Wednesday, January 4, 2012

Icelander--The Metaphysical Mystery Novel

I selected the novel Icelander by Dustin Long based solely on the appeal of  its cover--an embossed line sketch with silver highlighting.  You don't get the same tactile sense when  reading with a Kindle.  OK, the novel doesn't have any Icelandic horses in it.  It does have Icelanders in it---both the above ground and the below ground dwellers the Vanatru.  Yes, that right I said the subterranean, fox worshiping Vanatru who are inciting for sovereignty within Iceland.  So this is also a mystery set in an alternative universe.

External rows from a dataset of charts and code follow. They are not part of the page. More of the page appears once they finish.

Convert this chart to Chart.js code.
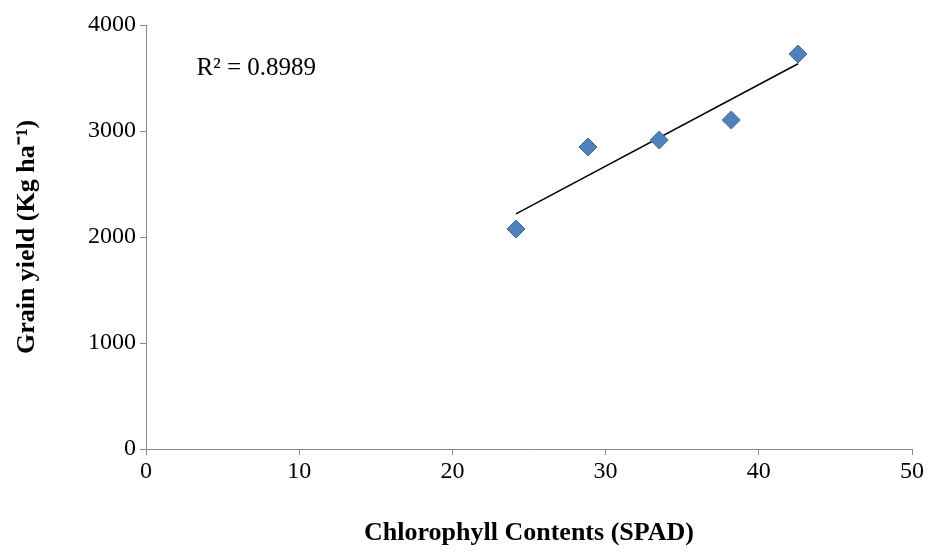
<!DOCTYPE html>
<html>
<head>
<meta charset="utf-8">
<script src="https://cdn.jsdelivr.net/npm/chart.js@4"></script>
<style>
  html, body { margin: 0; padding: 0; background: #fff; }
  #wrap { width: 932px; height: 553px; }
</style>
</head>
<body>
<div id="wrap"><canvas id="c"></canvas></div>
<script>
// values
var spad = [24.15, 28.85, 33.5, 38.2, 42.56];
var grainYield = [2075, 2849, 2915, 3104, 3726];
var r2Label = 'R² = 0.8989';

// least squares trendline from the points
function fitLine(xs, ys) {
    var n = xs.length, mx = 0, my = 0;
    for (var i = 0; i < n; i++) { mx += xs[i]; my += ys[i]; }
    mx /= n; my /= n;
    var sxy = 0, sxx = 0;
    for (var i = 0; i < n; i++) {
        sxy += (xs[i] - mx) * (ys[i] - my);
        sxx += (xs[i] - mx) * (xs[i] - mx);
    }
    var b = sxy / sxx;
    return { a: my - b * mx, b: b };
}
var fit = fitLine(spad, grainYield);
var xMin = Math.min.apply(null, spad), xMax = Math.max.apply(null, spad);
var trend = [
    { x: xMin, y: fit.a + fit.b * xMin },
    { x: xMax, y: fit.a + fit.b * xMax }
];

var points = spad.map(function (x, i) { return { x: x, y: grainYield[i] }; });

var r2Plugin = {
    id: 'r2',
    afterDraw: function (chart) {
        var ctx = chart.ctx;
        var xs = chart.scales.x, ys = chart.scales.y;
        ctx.save();
        ctx.font = '25px "Liberation Serif", serif';
        ctx.fillStyle = '#000';
        ctx.textAlign = 'left';
        ctx.textBaseline = 'middle';
        ctx.fillText(r2Label, xs.getPixelForValue(3.3), ys.getPixelForValue(3594));
        ctx.restore();
    }
};

var tickFont = { family: 'Liberation Serif', size: 24 };

new Chart(document.getElementById('c'), {
    type: 'scatter',
    data: {
        datasets: [
            {
                data: trend,
                showLine: true,
                borderColor: '#000',
                borderWidth: 1.5,
                pointRadius: 0,
                order: 2
            },
            {
                data: points,
                pointStyle: 'rectRot',
                pointRadius: 9,
                pointHoverRadius: 9,
                backgroundColor: '#4F81BD',
                borderColor: '#3C6DA8',
                borderWidth: 1,
                order: 1
            }
        ]
    },
    options: {
        responsive: true,
        maintainAspectRatio: false,
        animation: false,
        layout: { padding: { top: 25, right: 20, left: 8, bottom: 0 } },
        plugins: { legend: { display: false }, tooltip: { enabled: false } },
        scales: {
            x: {
                type: 'linear',
                min: 0, max: 50,
                ticks: { stepSize: 10, color: '#000', font: tickFont, padding: 2,
                         callback: function (v) { return String(v); } },
                grid: { display: true, drawOnChartArea: false, drawTicks: true, tickLength: 6, tickColor: '#888' },
                border: { color: '#888' },
                title: {
                    display: true,
                    text: 'Chlorophyll Contents (SPAD)',
                    color: '#000',
                    font: { family: 'Liberation Serif', size: 26, weight: 'bold' },
                    padding: { top: 16 }
                },
                afterFit: function (s) { s.height = 104; }
            },
            y: {
                min: 0, max: 4000,
                ticks: { stepSize: 1000, color: '#000', font: tickFont, padding: 4,
                         callback: function (v) { return String(v); } },
                grid: { display: true, drawOnChartArea: false, drawTicks: true, tickLength: 6, tickColor: '#888' },
                border: { color: '#888' },
                title: {
                    display: true,
                    text: 'Grain yield (Kg ha⁻¹)',
                    color: '#000',
                    font: { family: 'Liberation Serif', size: 26, weight: 'bold' },
                    padding: { bottom: 4 }
                },
                afterFit: function (s) { s.width = 138; }
            }
        }
    },
    plugins: [r2Plugin]
});
</script>
</body>
</html>
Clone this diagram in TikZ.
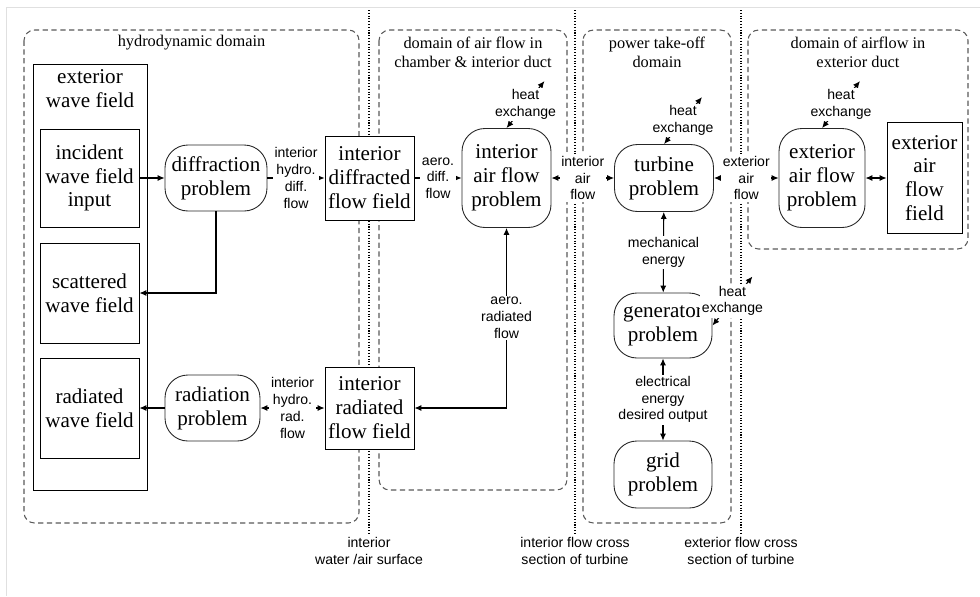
\documentclass[tikz,border=0pt]{standalone}
\usepackage{fontspec}
\setmainfont{Liberation Serif}
\newfontfamily\lblfont{Liberation Sans}
\usetikzlibrary{arrows.meta}

\tikzset{
  box/.style={draw, fill=white, line width=0.5pt, align=center, inner sep=0pt,
    font=\fontsize{12}{13.6}\selectfont},
  prob/.style={draw=black!85, fill=white, rounded corners=13pt,
    line width=0.5pt, align=center, inner sep=0pt, font=\fontsize{12}{13.6}\selectfont},
  flowlbl/.style={fill=white, align=center, inner sep=1pt,
    font=\lblfont\fontsize{8}{9.5}\selectfont},
  domainbox/.style={draw=black!65, densely dashed, rounded corners=6pt, line width=0.6pt},
  domtitle/.style={align=center, font=\fontsize{9.3}{10.8}\selectfont},
  divider/.style={densely dotted, line width=0.6pt},
  link/.style={line width=0.6pt, >={Latex[length=4pt,width=3.5pt]}},
}

\begin{document}
\begin{tikzpicture}[x=0.02cm,y=-0.02cm]
	\useasboundingbox (0,0) rectangle (980,596);
	\draw[black!12] (6,596) -- (6,7) -- (980,7);

	\draw[domainbox] (24,30) rectangle (359,523);
	\draw[domainbox] (379,30) rectangle (567,490);
	\draw[domainbox] (583,30) rectangle (731,523);
	\draw[domainbox] (748,30) rectangle (968,249);
	\node[domtitle] (hydrotitle) at (191.5,43) {hydrodynamic domain};
	\node[domtitle] (airtitle) at (473,52.5) {domain of air flow in\\chamber \& interior duct};
	\node[domtitle] (ptotitle) at (657,52.5) {power take-off\\domain};
	\node[domtitle] (exttitle) at (858,52.5) {domain of airflow in\\exterior duct};

	\draw[divider] (369,10) -- (369,535) node[flowlbl,below] (surf) {interior\\water /air surface};
	\draw[divider] (575,10) -- (575,535) node[flowlbl,below] (intsec) {interior flow cross\\section of turbine};
	\draw[divider] (741,10) -- (741,535) node[flowlbl,below] (extsec) {exterior flow cross\\section of turbine};

	\node[box, minimum width=2.28cm, minimum height=8.52cm,
		label={[anchor=north, align=center, font=\fontsize{12}{13.6}\selectfont]north:exterior\\wave field}]
		(extwave) at (90,277) {};
	\node[box, minimum width=1.98cm, minimum height=1.96cm] (incident) at (89.5,178) {incident\\wave field\\input};
	\node[box, minimum width=1.98cm, minimum height=2cm] (scattered) at (89.5,293) {scattered\\wave field};
	\node[box, minimum width=1.98cm, minimum height=2cm] (radiated) at (89.5,408) {radiated\\wave field};

	\node[prob, minimum width=2.04cm, minimum height=1.32cm] (diffraction) at (216,178) {diffraction\\problem};
	\node[prob, minimum width=1.9cm, minimum height=1.32cm] (radiation) at (212.5,408) {radiation\\problem};
	\node[box, minimum width=1.78cm, minimum height=1.68cm] (difffield) at (369.5,178) {interior\\diffracted\\flow field};
	\node[box, minimum width=1.78cm, minimum height=1.64cm] (radfield) at (369.5,408) {interior\\radiated\\flow field};
	\node[prob, minimum width=1.78cm, minimum height=1.98cm] (airflow) at (506.5,178) {interior\\air flow\\problem};
	\node[prob, minimum width=1.98cm, minimum height=1.34cm] (turbine) at (664,178) {turbine\\problem};
	\node[prob, minimum width=1.96cm, minimum height=1.3cm] (generator) at (663,325.5) {generator\\problem};
	\node[prob, minimum width=1.96cm, minimum height=1.34cm] (grid) at (663,474.5) {grid\\problem};
	\node[prob, minimum width=1.72cm, minimum height=1.98cm] (extairflow) at (822,178) {exterior\\air flow\\problem};
	\node[box, minimum width=1.5cm, minimum height=2.22cm] (extfield) at (924.5,178) {exterior\\air\\flow\\field};

	\draw[link,->] (incident) -- (diffraction);
	\draw[link,->] (diffraction.south) |- (scattered.east);
	\draw[link,->] (radiation) -- (radiated);
	\draw[link,->] (diffraction) -- (difffield) node[flowlbl,midway] {interior\\hydro.\\diff.\\flow};
	\draw[link,<->] (radiation) -- (radfield) node[flowlbl,midway] {interior\\hydro.\\rad.\\flow};
	\draw[link,->] (difffield) -- (airflow) node[flowlbl,midway] {aero.\\diff.\\flow};
	\draw[link,<->] (airflow.south) |- (radfield.east) node[flowlbl,pos=0.25] {aero.\\radiated\\flow};
	\draw[link,<->] (airflow) -- (turbine) node[flowlbl,midway] {interior\\air\\flow};
	\draw[link,<->] (turbine) -- (extairflow) node[flowlbl,midway] {exterior\\air\\flow};
	\draw[link,<->] (extairflow) -- (extfield);
	\draw[link,<->] (turbine) -- (generator) node[flowlbl,midway] {mechanical\\energy};
	\draw[link,<->] (generator) -- (grid) node[flowlbl,midway] {electrical\\energy\\desired output};

	\draw[link,<->] (airflow.north) -- ++(38,-47) node[flowlbl,midway] {heat\\exchange};
	\draw[link,<->] (turbine.north) -- ++(38,-47) node[flowlbl,midway] {heat\\exchange};
	\draw[link,<->] (extairflow.north) -- ++(38,-47) node[flowlbl,midway] {heat\\exchange};
	\draw[link,<->] (generator.east) -- ++(40,-49) node[flowlbl,midway] {heat\\exchange};
\end{tikzpicture}
\end{document}
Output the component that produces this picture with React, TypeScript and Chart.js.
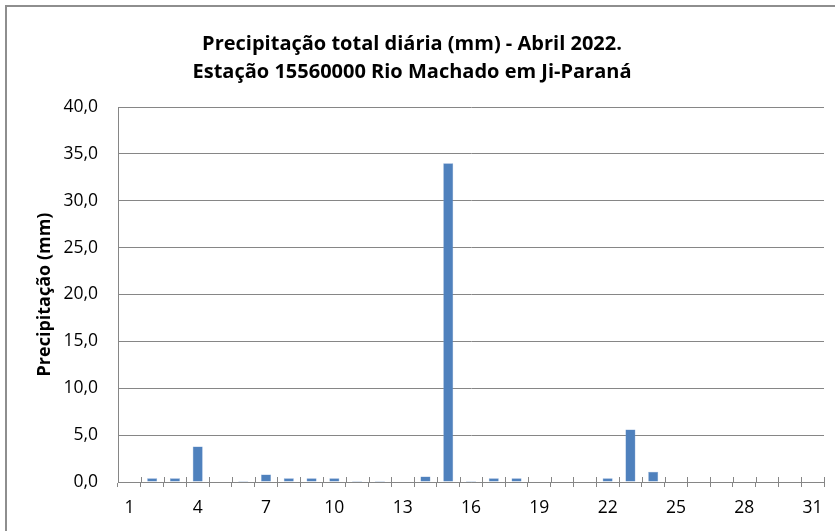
import React, { useEffect, useRef } from "react";
import { Chart, registerables } from "chart.js";

Chart.register(...registerables);

const days: string[] = Array.from({ length: 31 }, (_, i) => String(i + 1));
const precipitation: number[] = [
  0, 0.4, 0.4, 3.8, 0, 0.1, 0.8, 0.4, 0.4, 0.4,
  0.1, 0.1, 0, 0.6, 34.0, 0.1, 0.4, 0.4, 0, 0,
  0, 0.4, 5.6, 1.1, 0, 0, 0, 0, 0, 0, 0,
];
const titleLines: string[] = [
  "Precipitação total diária (mm) - Abril 2022.",
  "Estação 15560000 Rio Machado em Ji-Paraná",
];
const yAxisTitle = "Precipitação (mm)";
const yMin = 0;
const yMax = 40;
const yStep = 5;
const xLabelEvery = 3;

const FONT = "'Open Sans', 'DejaVu Sans', sans-serif";
const AXIS_COLOR = "#868686";

const crossTicks = {
  id: "crossTicks",
  afterDatasetsDraw(chart: any) {
    const x = chart.scales.x;
    const y = chart.scales.y;
    const ctx = chart.ctx;
    const n = days.length;
    const base = y.getPixelForValue(0);
    const w = (x.right - x.left) / n;
    ctx.save();
    ctx.strokeStyle = AXIS_COLOR;
    ctx.lineWidth = 1;
    ctx.beginPath();
    for (let i = 0; i <= n; i++) {
      const px = Math.round(x.left + i * w) + 0.5;
      ctx.moveTo(px, base - 5);
      ctx.lineTo(px, base);
    }
    ctx.stroke();
    ctx.restore();
  },
};

export default function App() {
  const ref = useRef<HTMLCanvasElement | null>(null);

  useEffect(() => {
    if (!ref.current) return;
    const chart = new Chart(ref.current, {
      type: "bar",
      data: {
        labels: days,
        datasets: [
          {
            data: precipitation,
            backgroundColor: "#4F81BD",
            borderColor: "#7FA3D1",
            borderWidth: 0.5,
            barPercentage: 0.44,
            categoryPercentage: 1,
          },
        ],
      },
      plugins: [crossTicks],
      options: {
        responsive: false,
        animation: false,
        layout: { padding: { left: 0, right: 11, top: 0, bottom: 0 } },
        plugins: {
          legend: { display: false },
          tooltip: { enabled: false },
          title: {
            display: true,
            text: titleLines,
            color: "#000",
            font: { family: FONT, size: 20, weight: "bold", lineHeight: 1.4 },
            padding: { top: 30, bottom: 21 },
          },
        },
        scales: {
          x: {
            grid: {
              display: true,
              offset: true,
              drawOnChartArea: false,
              drawTicks: true,
              tickLength: 5,
              color: AXIS_COLOR,
            },
            border: { display: true, color: AXIS_COLOR, width: 1 },
            ticks: {
              autoSkip: false,
              maxRotation: 0,
              padding: 11,
              color: "#000",
              font: { family: FONT, size: 17.5 },
              callback: (_v: any, i: number) => (i % xLabelEvery === 0 ? days[i] : ""),
            },
            afterFit: (s: any) => {
              s.height = 49;
            },
          },
          y: {
            min: yMin,
            max: yMax,
            grid: { color: AXIS_COLOR, lineWidth: 1, drawTicks: false },
            border: { display: true, color: AXIS_COLOR, width: 1 },
            ticks: {
              stepSize: yStep,
              padding: 20,
              color: "#000",
              font: { family: FONT, size: 17.5 },
              callback: (v: any) => Number(v).toFixed(1).replace(".", ","),
            },
            title: {
              display: true,
              text: yAxisTitle,
              color: "#000",
              font: { family: FONT, size: 18, weight: "bold" },
              padding: { top: 34, bottom: 0 },
            },
            afterFit: (s: any) => {
              s.width = 118;
            },
          },
        },
      },
    });
    return () => chart.destroy();
  }, []);

  return (
    <div style={{ position: "absolute", left: 0, top: 0, width: 835, height: 531, background: "#fff" }}>
      <canvas ref={ref} width={835} height={531} style={{ display: "block" }} />
      <div
        style={{
          position: "absolute",
          left: 5,
          top: 5,
          width: 840,
          height: 540,
          borderLeft: "2px solid #8e8e8e",
          borderTop: "2px solid #8e8e8e",
          pointerEvents: "none",
        }}
      />
    </div>
  );
}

At its simplest, the mystery revolves around the murder of Shirley MacGuffin.  Per Hitchcock, the term "MacGuffin" is "the mechanical element that usually crops up in any story. In crook stories it is almost always the necklace and in spy stories it is most always the papers." 
Source: Marshall Deutelbaum, Leland A. Poague (2009) A Hitchcock reader p.114. John Wiley and Sons.   A MacGuffin is essentially meaningless in itself but the search for it drives the plot of the book/movie.

"Our Heroine" is the offspring of Emily Bean-Ymirson, the famous crime solver, and  Jon Ymirson, an adventurer and anthropologist.  She is trying desperately not to be dragged into solving the murder of her friend since she has spent her youth being involved in her mother's adventures, which are immortalized in the 12-volume fictionalized series by Magnus Valison.  There are a host of supporting characters from Wible & Pacheco, the "philosophical investigators;" Garm the Dachshund; Gerd, Queen of the Vanatru; and the Refurserkir, fox-fur wearing Ninjas who serve Gerd.

The best way to describe the style of this book is to compare it to how the author describes the placement of Magnus Valison's novel The Case of the Consternated Cossack which is located between Herman Melville's The Confidence Man and Sir Author Conan Doyle's Valley of Fear but above and below books by Vladimir Nabokov and Elizabeth Peters (author of the Amelia Peabody mysteries).  In other words, Icelander marries the writing style of Nabokov with the plotting of Peters within a self-referential literary romp which adds  references to Scandinavian mythology and 17th century English literature.

You will either love this book or hate it.  But read at least 50 pages before making up your mind.  It wasn't until pg. 41 when the academics Dr. Lorenz, Mohs, and Curleigh (Larry, Moe, and Curley) appear that I got caught up in the free-wheeling spirit of the book.